# Complex Numbers – Support for Calculations

I received a question on one of my Youtube video posts on the Casio Fx991 scientific calculator asking if it was possible to do complex number calculations on this calculator. The answer is of course yes – which then prompted me to make a quick video today on exactly how to do that with the fx991. See the video below:

This of course then made me think of our other technologies and that perhaps I should show how to do complex numbers with these tools as well.

Here’s the steps on the graphing calculators (any of the Casio models, since they all basically work similarly – the beauty of Casio, the buttons are relatively consistent). This example uses the CG50, but see fx-9750, fx-9860, etc).

And finally, on ClassPad.net, the FREE online math software that does it all – statistics, geometry, graphing, and of course calculations. (You can sign up for a free account (ALWAYS free) – here’s a quick how-to).

The question of course arises, when are we even using complex numbers? Or why do we need them? As I never really taught math content that required students to utilize complex numbers, I don’t feel I am able to answer these questions with authority, so I did a bit of research. For one, if we just go from a ‘content/standards’ perspective, if you are in states that incorporate The Common Core Math Standards (or a version of, whether renamed or not), then it is actually part of the High School: Number and Quantity standards which state, “Students will…”:

• Perform arithmetic operations with complex numbers
• Represent complex numbers and their operations on the complex plane
• Use complex numbers in polynomial identities and equations

But, that of course doesn’t really get at why do we need them. So here are some things I found in my search for this answer. I admit I can’t explain these any more than just listing them, but it at least points to places where complex numbers are in fact important and needed.
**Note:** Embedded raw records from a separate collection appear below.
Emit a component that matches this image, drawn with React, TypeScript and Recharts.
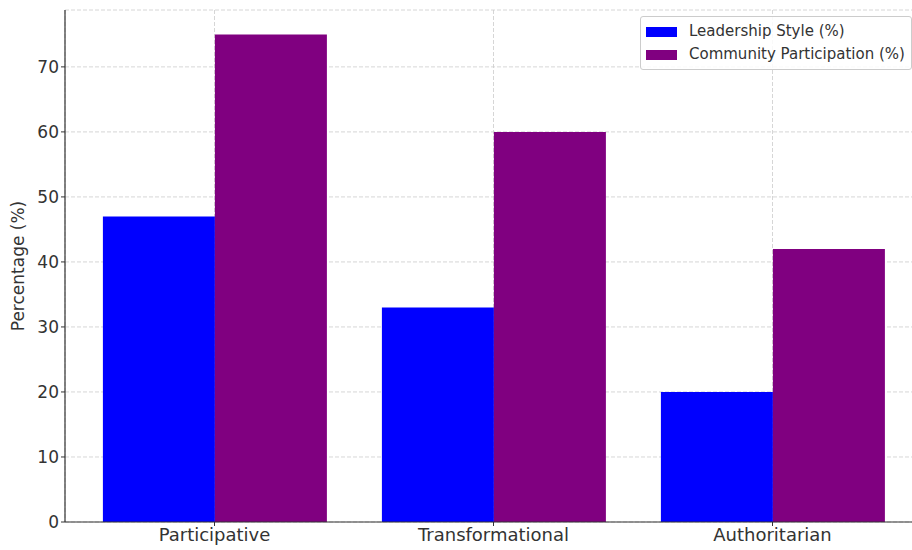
import * as React from "react";
import { Bar, BarChart, CartesianGrid, XAxis, YAxis } from "recharts";

const styles = ["Participative", "Transformational", "Authoritarian"];
const leadershipStyle = [47, 33, 20];
const communityParticipation = [75, 60, 42];
const yTicks = [0, 10, 20, 30, 40, 50, 60, 70];

const data = styles.map((name, i) => ({
  name,
  leadership: leadershipStyle[i],
  community: communityParticipation[i],
}));

const FONT = "'DejaVu Sans', sans-serif";
const AXIS = "#333333";
const TEXT = "#333333";

const LEGEND_ITEMS = [
  { label: "Leadership Style (%)", color: "#0000ff" },
  { label: "Community Participation (%)", color: "#800080" },
];

function LegendBox() {
  return (
    <div
      style={{
        position: "absolute",
        left: 640,
        top: 16,
        border: "1px solid #cccccc",
        borderRadius: 3,
        background: "rgba(255,255,255,0.85)",
        padding: "3px 6px 3px 5px",
        fontFamily: FONT,
        fontSize: 15,
        color: TEXT,
        lineHeight: "23px",
        whiteSpace: "nowrap",
      }}
    >
      {LEGEND_ITEMS.map((item) => (
        <div key={item.label} style={{ display: "flex", alignItems: "center" }}>
          <span
            style={{
              display: "inline-block",
              width: 31,
              height: 10,
              background: item.color,
              marginRight: 12,
            }}
          />
          {item.label}
        </div>
      ))}
    </div>
  );
}

export default function App() {
  return (
    <div
      style={{
        position: "absolute",
        left: 0,
        top: 0,
        width: 912,
        height: 550,
        overflow: "hidden",
        background: "#fff",
      }}
    >
      <BarChart
        width={932}
        height={550}
        data={data}
        margin={{ top: 10, right: 10, bottom: 0, left: 0 }}
        barCategoryGap="10%"
        barGap={0}
      >
        <CartesianGrid stroke="#cccccc" strokeDasharray="4 2" strokeWidth={0.8} />
        <XAxis
          dataKey="name"
          height={28}
          padding={{ left: 10, right: 10 }}
          axisLine={{ stroke: AXIS, strokeWidth: 1.2 }}
          tickLine={{ stroke: AXIS }}
          tickSize={4}
          tick={{ fill: TEXT, fontSize: 18, fontFamily: FONT }}
        />
        <YAxis
          width={65}
          domain={[0, 78.75]}
          ticks={yTicks}
          allowDataOverflow
          axisLine={{ stroke: AXIS, strokeWidth: 1.2 }}
          tickLine={{ stroke: AXIS }}
          tickSize={4}
          tick={{ fill: TEXT, fontSize: 17, fontFamily: FONT }}
          label={{
            value: "Percentage (%)",
            angle: -90,
            position: "insideLeft",
            offset: 18,
            style: { textAnchor: "middle", fill: TEXT, fontSize: 17, fontFamily: FONT },
          }}
        />
        <Bar dataKey="leadership" name="Leadership Style (%)" fill="#0000ff" isAnimationActive={false} />
        <Bar dataKey="community" name="Community Participation (%)" fill="#800080" isAnimationActive={false} />
      </BarChart>
      <LegendBox />
    </div>
  );
}
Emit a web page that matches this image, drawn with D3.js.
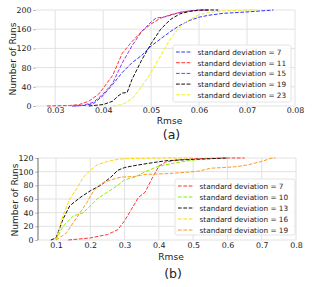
<!DOCTYPE html>
<html>
<head>
<meta charset="utf-8">
<script src="https://cdn.jsdelivr.net/npm/d3@7"></script>
<style>
  body { margin: 0; background: #fff; }
  svg { display: block; font-family: "DejaVu Sans", sans-serif; }
</style>
</head>
<body>
<div id="chart"></div>
<script>
// ---- data (a): rmse vs cumulative number of runs, 200 runs ----
var labelsA = ["standard deviation = 7", "standard deviation = 11", "standard deviation = 15",
               "standard deviation = 19", "standard deviation = 23"];
var colorsA = ["#3333ff", "#ff3333", "#9933ee", "#111111", "#eeee22"];
var sd7a  = [[0.0335,0],[0.036,1],[0.038,5],[0.04,22],[0.042,45],[0.044,70],[0.046,90],[0.048,105],[0.05,125],[0.052,140],[0.054,155],[0.056,168],[0.058,178],[0.06,185],[0.062,189],[0.065,193],[0.07,196],[0.0755,200]];
var sd11a = [[0.0283,0],[0.033,1],[0.035,3],[0.037,10],[0.039,24],[0.04,37],[0.042,64],[0.044,110],[0.046,134],[0.048,155],[0.05,171],[0.052,183],[0.054,190],[0.056,195],[0.058,198],[0.06,200],[0.062,200]];
var sd15a = [[0.034,0],[0.036,2],[0.038,8],[0.04,25],[0.042,48],[0.044,90],[0.046,125],[0.048,155],[0.05,175],[0.051,183],[0.053,186],[0.056,195],[0.058,198],[0.062,200]];
var sd19a = [[0.037,0],[0.04,3],[0.042,10],[0.043,20],[0.044,27],[0.045,28],[0.046,55],[0.048,95],[0.05,130],[0.052,160],[0.054,180],[0.056,192],[0.058,197],[0.06,200],[0.064,200]];
var sd23a = [[0.042,0],[0.044,3],[0.046,15],[0.048,40],[0.05,70],[0.052,105],[0.054,140],[0.056,165],[0.058,180],[0.06,190],[0.062,195],[0.065,198],[0.07,200],[0.072,200]];
var seriesA = [sd7a, sd11a, sd15a, sd19a, sd23a];
var xTicksA = [0.03, 0.04, 0.05, 0.06, 0.07, 0.08];
var yTicksA = [0, 40, 80, 120, 160, 200];

// ---- data (b): 120 runs ----
var labelsB = ["standard deviation = 7", "standard deviation = 10", "standard deviation = 13",
               "standard deviation = 16", "standard deviation = 19"];
var colorsB = ["#ff3333", "#88ee00", "#111111", "#ffd700", "#ff9922"];
var sd7b  = [[0.136,0],[0.2,3],[0.25,8],[0.28,15],[0.3,28],[0.32,45],[0.34,62],[0.36,70],[0.38,90],[0.4,108],[0.42,114],[0.45,117],[0.5,119],[0.6,120],[0.65,120]];
var sd10b = [[0.1,0],[0.12,20],[0.15,35],[0.18,40],[0.2,50],[0.22,60],[0.25,70],[0.28,80],[0.3,88],[0.33,92],[0.36,100],[0.4,108],[0.45,113],[0.5,117],[0.55,119]];
var sd13b = [[0.085,0],[0.1,3],[0.12,30],[0.14,50],[0.17,62],[0.2,72],[0.23,80],[0.26,92],[0.28,102],[0.3,106],[0.33,109],[0.38,113],[0.42,116],[0.5,118],[0.6,120]];
var sd16b = [[0.1,0],[0.12,35],[0.14,60],[0.16,75],[0.18,92],[0.2,102],[0.22,110],[0.25,115],[0.28,118],[0.3,119],[0.4,120],[0.5,120]];
var sd19b = [[0.1,0],[0.13,10],[0.15,25],[0.17,40],[0.19,55],[0.21,72],[0.23,82],[0.26,88],[0.29,92],[0.33,93],[0.36,96],[0.42,97],[0.48,99],[0.52,101],[0.55,105],[0.62,107],[0.66,110],[0.7,115],[0.73,120],[0.74,120]];
var seriesB = [sd7b, sd10b, sd13b, sd16b, sd19b];
var xTicksB = [0.1, 0.2, 0.3, 0.4, 0.5, 0.6, 0.7, 0.8];
var yTicksB = [0, 20, 40, 60, 80, 100, 120];

var width = 314, height = 287;
var svg = d3.select("#chart").append("svg").attr("width", width).attr("height", height);

// font size so that a sample string gets the given width
function fitSize(sample, target) {
  var t = svg.append("text").attr("font-size", "10px").text(sample);
  var w = t.node().getComputedTextLength();
  t.remove();
  return (10 * target / w).toFixed(2) + "px";
}
var tickFs = fitSize("0.03", 17.5);
var legFs = fitSize("standard deviation = 7", 84);
var labFs = fitSize("Rmse", 25.5);
var tagFs = "12.5px";

function panel(opt) {
  var x = d3.scaleLinear().domain(opt.xDomain).range([opt.left, opt.right]);
  var y = d3.scaleLinear().domain(opt.yDomain).range([opt.bottom, opt.top]);
  var g = svg.append("g");

  // grid
  g.selectAll(".gx").data(opt.xTicks).enter().append("line")
    .attr("x1", d => x(d)).attr("x2", d => x(d))
    .attr("y1", opt.top).attr("y2", opt.bottom)
    .attr("stroke", "#e2e2e2").attr("stroke-width", 1);
  g.selectAll(".gy").data(opt.yTicks).enter().append("line")
    .attr("x1", opt.left).attr("x2", opt.right)
    .attr("y1", d => y(d)).attr("y2", d => y(d))
    .attr("stroke", "#e2e2e2").attr("stroke-width", 1);

  // axes
  var xa = g.append("g").attr("transform", "translate(0," + opt.bottom + ")")
    .call(d3.axisBottom(x).tickValues(opt.xTicks).tickSize(0).tickPadding(opt.xPad).tickFormat(opt.xFmt));
  var ya = g.append("g").attr("transform", "translate(" + opt.left + ",0)")
    .call(d3.axisLeft(y).tickValues(opt.yTicks).tickSize(3).tickPadding(1.5));
  [xa, ya].forEach(function(a) {
    a.select(".domain").remove();
    a.selectAll("text").attr("font-size", tickFs).attr("fill", "#222").attr("font-family", "DejaVu Sans");
    a.selectAll(".tick line").attr("stroke", "#bbb");
  });
  if (opt.spine) {
    g.append("line").attr("x1", opt.left).attr("x2", opt.left).attr("y1", opt.top).attr("y2", opt.bottom)
      .attr("stroke", "#444").attr("stroke-width", 0.8);
  }

  // curves
  var line = d3.line().x(d => x(d[0])).y(d => y(d[1]));
  opt.series.forEach(function(s, i) {
    g.append("path").datum(s)
      .attr("d", line)
      .attr("fill", "none")
      .attr("stroke", opt.colors[i])
      .attr("stroke-width", 1)
      .attr("stroke-dasharray", "3.7,1.6");
  });

  // labels
  g.append("text").attr("x", (opt.left + opt.right) / 2 + 4).attr("y", opt.bottom + opt.rmseDy)
    .attr("text-anchor", "middle").attr("font-size", labFs).attr("fill", "#222").text("Rmse");
  g.append("text")
    .attr("transform", "translate(" + opt.ylabX + "," + ((opt.top + opt.bottom) / 2 + 1) + ") rotate(-90)")
    .attr("text-anchor", "middle").attr("font-size", labFs).attr("fill", "#222").text("Number of Runs");
  g.append("text").attr("x", (opt.left + opt.right) / 2 + 6).attr("y", opt.bottom + opt.tagDy)
    .attr("text-anchor", "middle").attr("font-size", tagFs).attr("fill", "#222").text(opt.tag);

  // legend
  var lg = g.append("g");
  lg.append("rect").attr("x", opt.lx).attr("y", opt.ly).attr("width", opt.lw).attr("height", opt.lh)
    .attr("rx", 2).attr("fill", "#fff").attr("fill-opacity", 0.85)
    .attr("stroke", "#ddd").attr("stroke-width", 0.8);
  opt.labels.forEach(function(l, i) {
    var yy = opt.ly + 7 + i * opt.lstep;
    lg.append("line").attr("x1", opt.lx + 3).attr("x2", opt.lx + 19).attr("y1", yy).attr("y2", yy)
      .attr("stroke", opt.colors[i]).attr("stroke-width", 1).attr("stroke-dasharray", "3.7,1.6");
    lg.append("text").attr("x", opt.lx + 24.5).attr("y", yy + 3)
      .attr("font-size", legFs).attr("fill", "#222").text(l);
  });
}

panel({
  xDomain: [0.026, 0.08], yDomain: [0, 200],
  left: 36, right: 295, top: 10, bottom: 106,
  xTicks: xTicksA, yTicks: yTicksA, xFmt: d3.format(".2f"), xPad: 1.5,
  series: seriesA, colors: colorsA, labels: labelsA,
  lx: 173, ly: 45, lw: 118, lh: 57, lstep: 10.7,
  ylabX: 16, rmseDy: 18, tagDy: 32.5, tag: "(a)", spine: false
});

panel({
  xDomain: [0.0475, 0.8], yDomain: [0, 120],
  left: 38, right: 296, top: 158, bottom: 240,
  xTicks: xTicksB, yTicks: yTicksB, xFmt: d3.format(".1f"), xPad: 2,
  series: seriesB, colors: colorsB, labels: labelsB,
  lx: 175, ly: 179, lw: 120, lh: 56, lstep: 11,
  ylabX: 18, rmseDy: 20, tagDy: 38, tag: "(b)", spine: true
});
</script>
</body>
</html>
• Complex numbers are used in electronics to describe the circuit elements (voltage across the current) with a single complex number z=V+iI
• Electromagnetic fields are best described by a single complex number
• People who use complex numbers in their daily work are electrical engineers, electronic circuit designers, and anyone who needs to solve differential equations.

Hopefully this is helpful to those of you who are in fact doing complex calculations for whatever reason!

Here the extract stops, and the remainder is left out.